We are through this media briefing issuing an ultimatum to government to resolve matters to get back Polytechnic education moving, we need our lecturers back within 48hours from today else we embark on a nationwide public procession to register our displeasure on Thursday, 29th May, 2014.

OUR DEMANDS
That our teachers be made to return to the lectures halls within forty eight hours of this conference. How to get them is not part of our reasoning.
That government folds its plan to stop subsidizing tertiary education.
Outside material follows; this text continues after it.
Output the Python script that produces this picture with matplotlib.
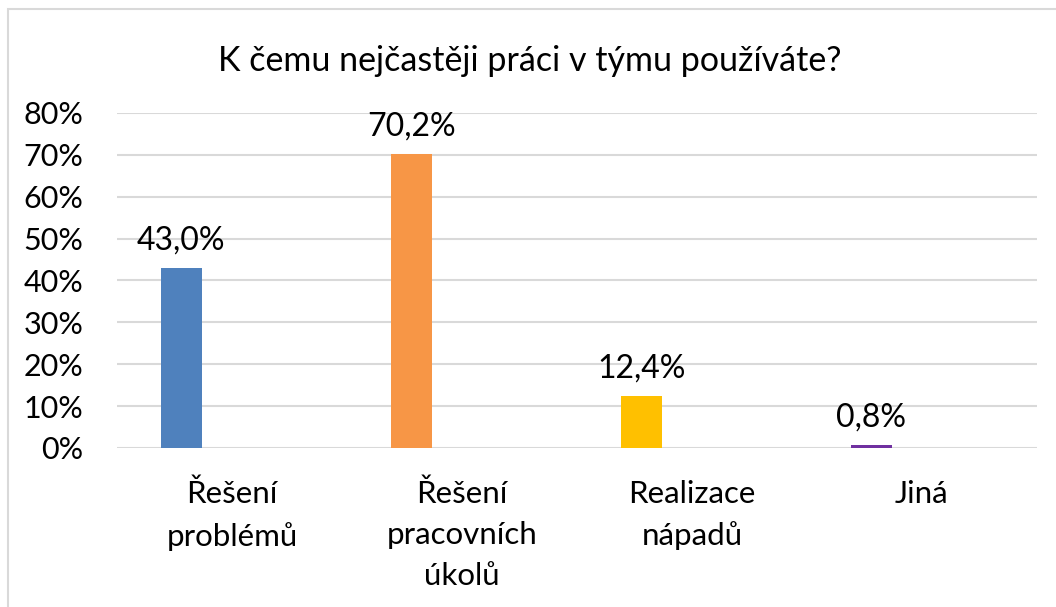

We simply cannot sit aloof for this to pass unnoticed.
As matter of urgency, government must put together the GetFund and SLTF boards with the speed of light.
The poor entry requirements to tertiary education must be revised.

The government over these few years is by deeds, policies and programs exterminating the smooth running of education and WE SAY NO TO THAT. WE HAVE HAD ENOUGH AND ENOUGH IS TRULY ENOUGH.

For us we have resolved to actively participate in the battle for the soul of Polytechnic Education in Ghana. This conference is only the first step in a series of many geared steps towards creating the conditions for a Polytechnic Education that will no longer be marginalized. We wish to invite the press and the general public to join us in solidarity as we hit the streets on Thursday.

It’s time to recover our stolen dreams and doing so we must as a nation bear in mind that successful societies are constructed through the continuous social pressure put on the leadership by a citizenry disposed to holding their leaders accountable. The choice is clear, it is either we emancipate ourselves from the veneration of mediocrity, and put our leaders under enormous pressure to fulfil our aspirations for economic, social and infrastructural development or continue with mediocrity and be consumed by the social violence of a failed dysfunctional nation.